--- BEGIN Data block ---
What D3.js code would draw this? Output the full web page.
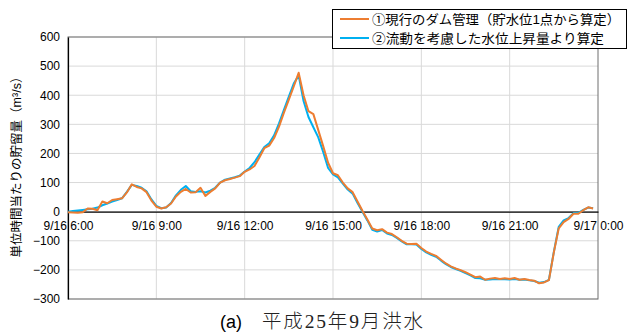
<!DOCTYPE html>
<html>
<head>
<meta charset="utf-8">
<script src="https://cdn.jsdelivr.net/npm/d3@7"></script>
<style>
  html, body { margin: 0; padding: 0; background: #fff; }
  svg { display: block; }
  text { font-family: "Liberation Sans", "Noto Sans CJK JP", sans-serif; }
</style>
</head>
<body>
<svg id="chart" width="628" height="335"></svg>
<script>
// Storage per unit time, 10-minute steps from 9/16 6:00
const startTime = new Date(2013, 8, 16, 6, 0);
const stepMinutes = 10;

// ① current dam operation (from a single reservoir level)
const seriesCurrent = [
  -2, -3, -4, -2, 11, 10, 5, 35, 29, 40, 43, 46, 66, 94, 85, 80, 67, 38,
  17, 11, 15, 28, 52, 68, 78, 66, 67, 82, 54, 68, 80, 100, 108, 112, 117, 122,
  137, 145, 157, 186, 218, 227, 253, 292, 340, 385, 430, 477, 400, 345, 335, 280, 225, 168,
  132, 125, 100, 80, 67, 35, 3, -27, -58, -64, -60, -72, -77, -88, -100, -110, -111, -110,
  -125, -137, -145, -152, -165, -178, -188, -195, -201, -208, -216, -225, -223, -234, -230, -228, -231, -229,
  -231, -228, -234, -231, -235, -237, -246, -243, -235, -140, -57, -36, -25, -7, -7, 5, 15, 11
];

// ② from the water-level rise accounting for flow
const seriesFlow = [
  0, 2, 4, 6, 8, 10, 14, 22, 28, 35, 40, 46, 68, 92, 88, 82, 70, 42,
  20, 12, 14, 30, 56, 75, 88, 70, 68, 70, 66, 72, 82, 100, 110, 114, 118, 124,
  138, 150, 170, 196, 222, 235, 262, 303, 350, 395, 440, 468, 380, 325, 290, 255, 205, 150,
  128, 118, 96, 76, 62, 30, 0, -30, -62, -68, -63, -75, -80, -90, -102, -112, -112, -113,
  -128, -140, -148, -155, -168, -180, -190, -197, -203, -211, -219, -228, -229, -234, -233, -231, -232, -232,
  -233, -231, -234, -233, -236, -238, -244, -242, -234, -138, -52, -30, -22, -5, -4, 6, 14, 12
];

const yTicks = [-300, -200, -100, 0, 100, 200, 300, 400, 500, 600];
const xTickHours = [6, 9, 12, 15, 18, 21, 24];
const legendLabels = ["①現行のダム管理（貯水位1点から算定）", "②流動を考慮した水位上昇量より算定"];
const yTitle = "単位時間当たりの貯留量（m³/s）";
const captionTag = "(a)";
const captionParts = ["平成", "25", "年", "9", "月洪水"];

const colors = ["#ED7D31", "#00B0F0"];

const svg = d3.select("#chart");
const plot = { left: 68, right: 598, top: 37, bottom: 299 };

const timeAt = i => new Date(startTime.getTime() + i * stepMinutes * 60000);
const tickTimes = xTickHours.map(h => new Date(2013, 8, 16, h, 0));

const x = d3.scaleTime()
  .domain([tickTimes[0], tickTimes[tickTimes.length - 1]])
  .range([plot.left, plot.right]);
const y = d3.scaleLinear().domain([-300, 600]).range([plot.bottom, plot.top]);

// gridlines
const grid = svg.append("g");
grid.selectAll("line.h").data(yTicks).join("line")
  .attr("x1", plot.left).attr("x2", plot.right)
  .attr("y1", d => y(d)).attr("y2", d => y(d))
  .attr("stroke", "#D9D9D9").attr("stroke-width", 1);
grid.selectAll("line.v").data(tickTimes.slice(1, -1)).join("line")
  .attr("x1", d => x(d)).attr("x2", d => x(d))
  .attr("y1", plot.top).attr("y2", plot.bottom)
  .attr("stroke", "#D9D9D9").attr("stroke-width", 1);

// plot frame
svg.append("rect")
  .attr("x", plot.left).attr("y", plot.top)
  .attr("width", plot.right - plot.left).attr("height", plot.bottom - plot.top)
  .attr("fill", "none").attr("stroke", "#6E6E6E").attr("stroke-width", 1);

// y axis
const yAxis = svg.append("g")
  .attr("transform", `translate(${plot.left},0)`)
  .call(d3.axisLeft(y).tickValues(yTicks).tickSize(0).tickPadding(8).tickFormat(d3.format("d")));
yAxis.select(".domain").attr("stroke", "#000").attr("stroke-width", 1.2);
yAxis.selectAll("text").attr("font-size", 12).attr("fill", "#000")
  .attr("font-family", "Liberation Sans, sans-serif");

// x axis on the zero line
const fmt = d => d.getHours() === 0
  ? `${d.getMonth() + 1}/${d.getDate()} 0:00`
  : `${d.getMonth() + 1}/${d.getDate()} ${d.getHours()}:00`;
const xAxis = svg.append("g")
  .attr("transform", `translate(0,${y(0)})`)
  .call(d3.axisBottom(x).tickValues(tickTimes).tickSize(0).tickPadding(10).tickFormat(fmt));
xAxis.select(".domain").attr("stroke", "#000").attr("stroke-width", 1.2);
xAxis.selectAll("text").attr("font-size", 12).attr("fill", "#000")
  .attr("font-family", "Liberation Sans, sans-serif");

// series lines
const line = d3.line().x((d, i) => x(timeAt(i))).y(d => y(d));
[seriesFlow, seriesCurrent].forEach((s, k) => {
  svg.append("path").datum(s)
    .attr("d", line)
    .attr("fill", "none")
    .attr("stroke", k === 0 ? colors[1] : colors[0])
    .attr("stroke-width", 2)
    .attr("stroke-linejoin", "round");
});

// y axis title
svg.append("text")
  .attr("transform", `translate(21,${(plot.top + plot.bottom) / 2 - 4}) rotate(-90)`)
  .attr("text-anchor", "middle")
  .attr("font-family", "Noto Sans CJK JP, sans-serif")
  .attr("font-size", 12.5)
  .attr("fill", "#000")
  .text(yTitle);

// legend
const lg = svg.append("g");
lg.append("rect")
  .attr("x", 332.5).attr("y", 9.5).attr("width", 294).attr("height", 39)
  .attr("fill", "#fff").attr("stroke", "#000").attr("stroke-width", 1);
const rowY = [19, 38];
const legendWidths = [248, 232];
legendLabels.forEach((t, i) => {
  lg.append("line")
    .attr("x1", 340).attr("x2", 369)
    .attr("y1", rowY[i]).attr("y2", rowY[i])
    .attr("stroke", colors[i]).attr("stroke-width", 2);
  lg.append("text")
    .attr("x", 372).attr("y", rowY[i] + 5)
    .attr("font-family", "Noto Sans CJK JP, sans-serif")
    .attr("font-size", 13)
    .attr("textLength", legendWidths[i])
    .attr("lengthAdjust", "spacingAndGlyphs")
    .attr("fill", "#000")
    .text(t);
});

// caption
svg.append("text")
  .attr("x", 220).attr("y", 328)
  .attr("font-family", "Liberation Sans, sans-serif")
  .attr("font-size", 18)
  .attr("fill", "#000")
  .text(captionTag);
const cap = svg.append("text")
  .attr("x", 262).attr("y", 328)
  .attr("font-size", 19.5)
  .attr("textLength", 161)
  .attr("lengthAdjust", "spacing")
  .attr("fill", "#222");
captionParts.forEach(p => {
  const isNum = /^[0-9]+$/.test(p);
  cap.append("tspan")
    .attr("font-family", isNum ? "Liberation Serif, serif" : "Noto Sans CJK JP, sans-serif")
    .attr("font-weight", isNum ? 400 : 300)
    .text(p);
});
</script>
</body>
</html>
--- END Data block ---
Exercise goal -> Pictures are excluded; output everything else in the data verbatim.

Result below ->
What D3.js code would draw this? Output the full web page.
<!DOCTYPE html>
<html>
<head>
<meta charset="utf-8">
<script src="https://cdn.jsdelivr.net/npm/d3@7"></script>
<style>
  html, body { margin: 0; padding: 0; background: #fff; }
  svg { display: block; }
  text { font-family: "Liberation Sans", "Noto Sans CJK JP", sans-serif; }
</style>
</head>
<body>
<svg id="chart" width="628" height="335"></svg>
<script>
// Storage per unit time, 10-minute steps from 9/16 6:00
const startTime = new Date(2013, 8, 16, 6, 0);
const stepMinutes = 10;

// ① current dam operation (from a single reservoir level)
const seriesCurrent = [
  -2, -3, -4, -2, 11, 10, 5, 35, 29, 40, 43, 46, 66, 94, 85, 80, 67, 38,
  17, 11, 15, 28, 52, 68, 78, 66, 67, 82, 54, 68, 80, 100, 108, 112, 117, 122,
  137, 145, 157, 186, 218, 227, 253, 292, 340, 385, 430, 477, 400, 345, 335, 280, 225, 168,
  132, 125, 100, 80, 67, 35, 3, -27, -58, -64, -60, -72, -77, -88, -100, -110, -111, -110,
  -125, -137, -145, -152, -165, -178, -188, -195, -201, -208, -216, -225, -223, -234, -230, -228, -231, -229,
  -231, -228, -234, -231, -235, -237, -246, -243, -235, -140, -57, -36, -25, -7, -7, 5, 15, 11
];

// ② from the water-level rise accounting for flow
const seriesFlow = [
  0, 2, 4, 6, 8, 10, 14, 22, 28, 35, 40, 46, 68, 92, 88, 82, 70, 42,
  20, 12, 14, 30, 56, 75, 88, 70, 68, 70, 66, 72, 82, 100, 110, 114, 118, 124,
  138, 150, 170, 196, 222, 235, 262, 303, 350, 395, 440, 468, 380, 325, 290, 255, 205, 150,
  128, 118, 96, 76, 62, 30, 0, -30, -62, -68, -63, -75, -80, -90, -102, -112, -112, -113,
  -128, -140, -148, -155, -168, -180, -190, -197, -203, -211, -219, -228, -229, -234, -233, -231, -232, -232,
  -233, -231, -234, -233, -236, -238, -244, -242, -234, -138, -52, -30, -22, -5, -4, 6, 14, 12
];

const yTicks = [-300, -200, -100, 0, 100, 200, 300, 400, 500, 600];
const xTickHours = [6, 9, 12, 15, 18, 21, 24];
const legendLabels = ["①現行のダム管理（貯水位1点から算定）", "②流動を考慮した水位上昇量より算定"];
const yTitle = "単位時間当たりの貯留量（m³/s）";
const captionTag = "(a)";
const captionParts = ["平成", "25", "年", "9", "月洪水"];

const colors = ["#ED7D31", "#00B0F0"];

const svg = d3.select("#chart");
const plot = { left: 68, right: 598, top: 37, bottom: 299 };

const timeAt = i => new Date(startTime.getTime() + i * stepMinutes * 60000);
const tickTimes = xTickHours.map(h => new Date(2013, 8, 16, h, 0));

const x = d3.scaleTime()
  .domain([tickTimes[0], tickTimes[tickTimes.length - 1]])
  .range([plot.left, plot.right]);
const y = d3.scaleLinear().domain([-300, 600]).range([plot.bottom, plot.top]);

// gridlines
const grid = svg.append("g");
grid.selectAll("line.h").data(yTicks).join("line")
  .attr("x1", plot.left).attr("x2", plot.right)
  .attr("y1", d => y(d)).attr("y2", d => y(d))
  .attr("stroke", "#D9D9D9").attr("stroke-width", 1);
grid.selectAll("line.v").data(tickTimes.slice(1, -1)).join("line")
  .attr("x1", d => x(d)).attr("x2", d => x(d))
  .attr("y1", plot.top).attr("y2", plot.bottom)
  .attr("stroke", "#D9D9D9").attr("stroke-width", 1);

// plot frame
svg.append("rect")
  .attr("x", plot.left).attr("y", plot.top)
  .attr("width", plot.right - plot.left).attr("height", plot.bottom - plot.top)
  .attr("fill", "none").attr("stroke", "#6E6E6E").attr("stroke-width", 1);

// y axis
const yAxis = svg.append("g")
  .attr("transform", `translate(${plot.left},0)`)
  .call(d3.axisLeft(y).tickValues(yTicks).tickSize(0).tickPadding(8).tickFormat(d3.format("d")));
yAxis.select(".domain").attr("stroke", "#000").attr("stroke-width", 1.2);
yAxis.selectAll("text").attr("font-size", 12).attr("fill", "#000")
  .attr("font-family", "Liberation Sans, sans-serif");

// x axis on the zero line
const fmt = d => d.getHours() === 0
  ? `${d.getMonth() + 1}/${d.getDate()} 0:00`
  : `${d.getMonth() + 1}/${d.getDate()} ${d.getHours()}:00`;
const xAxis = svg.append("g")
  .attr("transform", `translate(0,${y(0)})`)
  .call(d3.axisBottom(x).tickValues(tickTimes).tickSize(0).tickPadding(10).tickFormat(fmt));
xAxis.select(".domain").attr("stroke", "#000").attr("stroke-width", 1.2);
xAxis.selectAll("text").attr("font-size", 12).attr("fill", "#000")
  .attr("font-family", "Liberation Sans, sans-serif");

// series lines
const line = d3.line().x((d, i) => x(timeAt(i))).y(d => y(d));
[seriesFlow, seriesCurrent].forEach((s, k) => {
  svg.append("path").datum(s)
    .attr("d", line)
    .attr("fill", "none")
    .attr("stroke", k === 0 ? colors[1] : colors[0])
    .attr("stroke-width", 2)
    .attr("stroke-linejoin", "round");
});

// y axis title
svg.append("text")
  .attr("transform", `translate(21,${(plot.top + plot.bottom) / 2 - 4}) rotate(-90)`)
  .attr("text-anchor", "middle")
  .attr("font-family", "Noto Sans CJK JP, sans-serif")
  .attr("font-size", 12.5)
  .attr("fill", "#000")
  .text(yTitle);

// legend
const lg = svg.append("g");
lg.append("rect")
  .attr("x", 332.5).attr("y", 9.5).attr("width", 294).attr("height", 39)
  .attr("fill", "#fff").attr("stroke", "#000").attr("stroke-width", 1);
const rowY = [19, 38];
const legendWidths = [248, 232];
legendLabels.forEach((t, i) => {
  lg.append("line")
    .attr("x1", 340).attr("x2", 369)
    .attr("y1", rowY[i]).attr("y2", rowY[i])
    .attr("stroke", colors[i]).attr("stroke-width", 2);
  lg.append("text")
    .attr("x", 372).attr("y", rowY[i] + 5)
    .attr("font-family", "Noto Sans CJK JP, sans-serif")
    .attr("font-size", 13)
    .attr("textLength", legendWidths[i])
    .attr("lengthAdjust", "spacingAndGlyphs")
    .attr("fill", "#000")
    .text(t);
});

// caption
svg.append("text")
  .attr("x", 220).attr("y", 328)
  .attr("font-family", "Liberation Sans, sans-serif")
  .attr("font-size", 18)
  .attr("fill", "#000")
  .text(captionTag);
const cap = svg.append("text")
  .attr("x", 262).attr("y", 328)
  .attr("font-size", 19.5)
  .attr("textLength", 161)
  .attr("lengthAdjust", "spacing")
  .attr("fill", "#222");
captionParts.forEach(p => {
  const isNum = /^[0-9]+$/.test(p);
  cap.append("tspan")
    .attr("font-family", isNum ? "Liberation Serif, serif" : "Noto Sans CJK JP, sans-serif")
    .attr("font-weight", isNum ? 400 : 300)
    .text(p);
});
</script>
</body>
</html>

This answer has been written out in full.